I’ve been struggling lately with fitting exercise and healthier eating into my life. Add kids and a full-time job to my fondness for for sleep, TV and a daily glass of wine, and going on a run often falls by the wayside.
Just yesterday I was thinking about how the only time in my life that I’ve successfully made working out a priority is in the months leading up to my wedding. My incentive: Looking fabulous in my pricey dress in front of 150 people.
Since then, few incentives look as good as a second piece of carrot cake (man, I’d better get to the point before I sound any more like Cathy).

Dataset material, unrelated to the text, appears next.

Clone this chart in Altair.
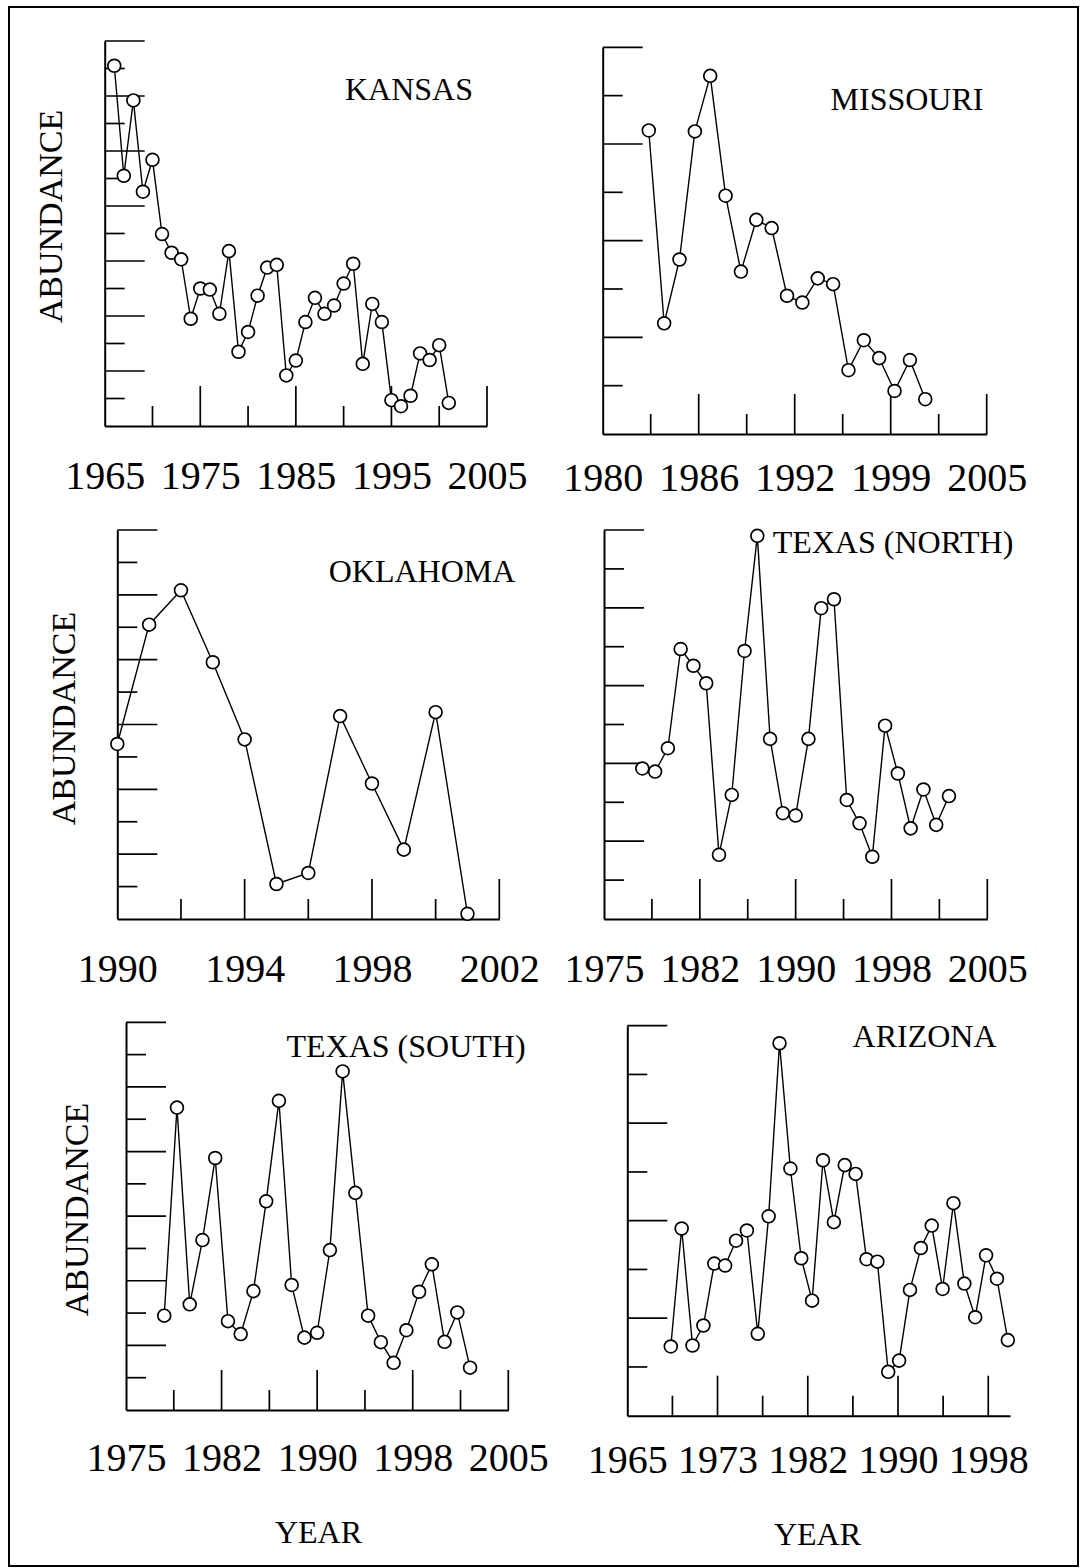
import altair as alt
import pandas as pd

FONT = "Liberation Serif"
W, H = 1069, 1559
PAD = {"left": 9, "top": 7, "right": 3, "bottom": 2}

# ---------------- data ----------------
kansas_years = list(range(1966, 2002))
kansas_vals = [6.55, 4.55, 5.92, 4.26, 4.84, 3.49, 3.15, 3.03, 1.95, 2.50, 2.48, 2.04,
               3.18, 1.35, 1.71, 2.37, 2.88, 2.93, 0.92, 1.19, 1.89, 2.33, 2.04, 2.19,
               2.59, 2.95, 1.13, 2.22, 1.89, 0.47, 0.36, 0.55, 1.32, 1.20, 1.47, 0.42]

missouri_years = list(range(1983, 2002))
missouri_vals = [6.28, 2.29, 3.61, 6.26, 7.41, 4.93, 3.36, 4.43, 4.26, 2.86, 2.72, 3.22,
                 3.10, 1.32, 1.94, 1.57, 0.89, 1.53, 0.72]

oklahoma_years = list(range(1990, 2002))
oklahoma_vals = [2.70, 4.54, 5.07, 3.96, 2.77, 0.54, 0.71, 3.13, 2.09, 1.07, 3.19, 0.08]

txn_years = list(range(1978, 2003))
txn_vals = [3.87, 3.79, 4.39, 6.94, 6.51, 6.06, 1.65, 3.19, 6.89, 9.85, 4.63, 2.72, 2.66,
            4.63, 7.99, 8.22, 3.06, 2.46, 1.60, 4.97, 3.74, 2.33, 3.33, 2.42, 3.16]

txs_years = list(range(1978, 2003))
txs_vals = [2.92, 9.36, 3.27, 5.26, 7.80, 2.75, 2.35, 3.68, 6.46, 9.57, 3.87, 2.24, 2.39,
            4.95, 10.48, 6.72, 2.92, 2.10, 1.46, 2.47, 3.66, 4.51, 2.11, 3.02, 1.31]

arizona_years = list(range(1969, 2001))
arizona_vals = [1.42, 3.84, 1.44, 1.85, 3.12, 3.08, 3.59, 3.80, 1.68, 4.09, 7.64, 5.07,
                3.23, 2.36, 5.24, 3.97, 5.14, 4.96, 3.21, 3.16, 0.90, 1.13, 2.58, 3.44,
                3.90, 2.60, 4.36, 2.71, 2.02, 3.29, 2.81, 1.55]

# tick label positions and printed labels
kansas_lab_pos = [1965, 1975, 1985, 1995, 2005]
kansas_lab_txt = ["1965", "1975", "1985", "1995", "2005"]
missouri_lab_pos = [1980, 1986.25, 1992.5, 1998.75, 2005]
missouri_lab_txt = ["1980", "1986", "1992", "1999", "2005"]
oklahoma_lab_pos = [1990, 1994, 1998, 2002]
oklahoma_lab_txt = ["1990", "1994", "1998", "2002"]
texas_lab_pos = [1975, 1982.5, 1990, 1997.5, 2005]
texas_lab_txt = ["1975", "1982", "1990", "1998", "2005"]
arizona_lab_pos = [1965, 1973.3, 1981.6, 1989.9, 1998.2]
arizona_lab_txt = ["1965", "1973", "1982", "1990", "1998"]

# tick marks (long / short)
kansas_xlong = [1975, 1985, 1995, 2005]
kansas_xshort = [1970, 1980, 1990, 2000]
kansas_ylong = [1, 2, 3, 4, 5, 6, 7]
kansas_yshort = [0.5, 1.5, 2.5, 3.5, 4.5, 5.5, 6.5]

missouri_xlong = [1986.25, 1992.5, 1998.75, 2005]
missouri_xshort = [1983.125, 1989.375, 1995.625, 2001.875]
missouri_ylong = [2, 4, 6, 8]
missouri_yshort = [1, 3, 5, 7]

oklahoma_xlong = [1994, 1998, 2002]
oklahoma_xshort = [1992, 1996, 2000]
oklahoma_ylong = [1, 2, 3, 4, 5, 6]
oklahoma_yshort = [0.5, 1.5, 2.5, 3.5, 4.5, 5.5]

texas_xlong = [1982.5, 1990, 1997.5, 2005]
texas_xshort = [1978.75, 1986.25, 1993.75, 2001.25]
txn_ylong = [2, 4, 6, 8, 10]
txn_yshort = [1, 3, 5, 7, 9]
txs_ylong = [2, 4, 6, 8, 10, 12]
txs_yshort = [1, 3, 5, 7, 9, 11]

arizona_xlong = [1973.3, 1981.6, 1989.9, 1998.2]
arizona_xshort = [1969.15, 1977.45, 1985.75, 1994.05]
arizona_ylong = [2, 4, 6, 8]
arizona_yshort = [1, 3, 5, 7]

names = ["KANSAS", "MISSOURI", "OKLAHOMA", "TEXAS (NORTH)", "TEXAS (SOUTH)", "ARIZONA"]

panels = [
    dict(name=names[0], years=kansas_years, vals=kansas_vals, xdom=[1965, 2005], ydom=[0, 7],
         xr=[95.7, 478], yr=[419, 34], lpos=kansas_lab_pos, ltxt=kansas_lab_txt,
         xl=kansas_xlong, xs=kansas_xshort, yl=kansas_ylong, ys=kansas_yshort,
         lpad=62, title_pos=(400, 93), ytitle=(-42.7, 209), xtitle=None),
    dict(name=names[1], years=missouri_years, vals=missouri_vals, xdom=[1980, 2005], ydom=[0, 8],
         xr=[593.7, 977.7], yr=[427, 40.3], lpos=missouri_lab_pos, ltxt=missouri_lab_txt,
         xl=missouri_xlong, xs=missouri_xshort, yl=missouri_ylong, ys=missouri_yshort,
         lpad=56, title_pos=(898, 103), ytitle=None, xtitle=None),
    dict(name=names[2], years=oklahoma_years, vals=oklahoma_vals, xdom=[1990, 2002], ydom=[0, 6],
         xr=[108.3, 490.3], yr=[912, 523], lpos=oklahoma_lab_pos, ltxt=oklahoma_lab_txt,
         xl=oklahoma_xlong, xs=oklahoma_xshort, yl=oklahoma_ylong, ys=oklahoma_yshort,
         lpad=62, title_pos=(413, 575), ytitle=(-43.3, 711), xtitle=None),
    dict(name=names[3], years=txn_years, vals=txn_vals, xdom=[1975, 2005], ydom=[0, 10],
         xr=[595, 978.3], yr=[912, 523], lpos=texas_lab_pos, ltxt=texas_lab_txt,
         xl=texas_xlong, xs=texas_xshort, yl=txn_ylong, ys=txn_yshort,
         lpad=62, title_pos=(884, 546), ytitle=None, xtitle=None),
    dict(name=names[4], years=txs_years, vals=txs_vals, xdom=[1975, 2005], ydom=[0, 12],
         xr=[117, 499.3], yr=[1403, 1015.3], lpos=texas_lab_pos, ltxt=texas_lab_txt,
         xl=texas_xlong, xs=texas_xshort, yl=txs_ylong, ys=txs_yshort,
         lpad=60, title_pos=(397, 1050), ytitle=(-39, 1202), xtitle=(309, 132)),
    dict(name=names[5], years=arizona_years, vals=arizona_vals, xdom=[1965, 2000.2], ydom=[0, 8],
         xr=[618.3, 1001], yr=[1408.7, 1018.7], lpos=arizona_lab_pos, ltxt=arizona_lab_txt,
         xl=arizona_xlong, xs=arizona_xshort, yl=arizona_ylong, ys=arizona_yshort,
         lpad=57, title_pos=(915.5, 1040), ytitle=None, xtitle=(808, 129)),
]


def make_panel(p):
    xscale = alt.Scale(domain=p["xdom"], range=p["xr"], nice=False, zero=False)
    yscale = alt.Scale(domain=p["ydom"], range=p["yr"], nice=False, zero=False)
    n = len(p["ltxt"]) - 1
    arr = "[" + ",".join("'%s'" % t for t in p["ltxt"]) + "]"
    xkw = dict(orient="bottom", offset=p["yr"][0] - H, values=p["lpos"],
               labelExpr="%s[round(datum.index*%d)]" % (arr, n),
               ticks=False, tickSize=0, grid=False, domainColor="black", domainWidth=2,
               labelFont=FONT, labelFontSize=40, labelColor="black",
               labelPadding=p["lpad"], labelBaseline="alphabetic", labelAlign="center",
               labelFlush=False, labelOverlap=False, zindex=0)
    if p["xtitle"]:
        xkw.update(title="YEAR", titleFont=FONT, titleFontSize=32, titleFontWeight="normal",
                   titleColor="black", titleX=p["xtitle"][0], titleY=p["xtitle"][1],
                   titleAlign="center", titleAnchor="start", titleBaseline="alphabetic")
    else:
        xkw.update(title=None)
    ykw = dict(orient="left", offset=-p["xr"][0], ticks=False, tickSize=0, labels=False,
               grid=False, domainColor="black", domainWidth=2, zindex=0)
    if p["ytitle"]:
        ykw.update(title="ABUNDANCE", titleFont=FONT, titleFontSize=34, titleFontWeight="normal",
                   titleColor="black", titleAngle=270, titleX=p["ytitle"][0],
                   titleY=p["ytitle"][1], titleAlign="center", titleAnchor="start",
                   titleBaseline="alphabetic")
    else:
        ykw.update(title=None)
    xaxis = alt.Axis(**xkw)
    yaxis = alt.Axis(**ykw)

    df = pd.DataFrame({"year": p["years"], "value": p["vals"]})
    X = alt.X("year:Q", scale=xscale, axis=xaxis)
    Y = alt.Y("value:Q", scale=yscale, axis=yaxis)

    line = alt.Chart(df).mark_line(color="black", strokeWidth=1.4).encode(x=X, y=Y)
    pts = alt.Chart(df).mark_circle(fill="white", stroke="black", strokeWidth=1.7,
                                    size=165, opacity=1).encode(x=X, y=Y)

    def ytick(vals, length):
        return alt.Chart(pd.DataFrame({"v": vals})).mark_rule(
            color="black", strokeWidth=1.7, x2Offset=length
        ).encode(y=alt.Y("v:Q", scale=yscale, axis=yaxis),
                 x=alt.datum(p["xdom"][0]), x2=alt.datum(p["xdom"][0]))

    def xtick(vals, length):
        return alt.Chart(pd.DataFrame({"v": vals})).mark_rule(
            color="black", strokeWidth=1.7, y2Offset=-length
        ).encode(x=alt.X("v:Q", scale=xscale, axis=xaxis),
                 y=alt.datum(p["ydom"][0]), y2=alt.datum(p["ydom"][0]))

    label = alt.Chart(pd.DataFrame({"name": [p["name"]]})).mark_text(
        font=FONT, fontSize=32, color="black", align="center", baseline="alphabetic"
    ).encode(text="name:N", x=alt.value(p["title_pos"][0]), y=alt.value(p["title_pos"][1]))

    return alt.layer(ytick(p["yl"], 40), ytick(p["ys"], 20),
                     xtick(p["xl"], 40), xtick(p["xs"], 20),
                     line, pts, label)


chart = alt.layer(*[make_panel(p) for p in panels]).resolve_scale(
    x="independent", y="independent"
).properties(
    width=W, height=H, padding=PAD, autosize=alt.AutoSizeParams(type="none"),
    background="white"
).configure_view(stroke="black", strokeWidth=2)

chart.save("out.html", embed_options={"renderer": "svg", "actions": False})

Enter Stikk.com — a web site created by Yale economists after they successfully lost weight and kept it off by promising each other half a year’s worth of salary if they failed. When I came across this LA Times opinon piece written in January by one of the founders, I hung on every word. Here’s the site’s philosophy:
The concept is grounded on two well-known principles of behavioral economics: (1) people don’t always do what they claim they want to do, and (2) incentives get people to do things.
Here’s the deal. I sign up and make a commitment to exercise regularly, lose a certain amount of weight, even vote. I can make up a commitment of any kind and register it with Stikk.
If I keep my commitment, then good for me. I don’t spend a penny (the site is free). If I fail, then the money I’ve pledged, whether it’s $5 or $500, is transferred to the chum or charity of my choice.
I can pick a referee to monitor my every move and can e-mail friends so they can keep tabs of my progress.
I think it’s a cool concept. So here’s what I’m thinking. Send me an e-mail (kara@startribune.com, subject line: Stikk) and I’ll invite you to watch my progress. If I fail to exercise four times a week for 30 minutes at a time for the next 12 weeks, I’ll randomly pick one of those e-mail address owners to receive my pool of cash. I’m pledging $20 a week, for $240. Call it Kara’s exercise stimulus package.
If looking good in front of 150 people was incentive enough, looking bad in front of all of you should get my feet moving.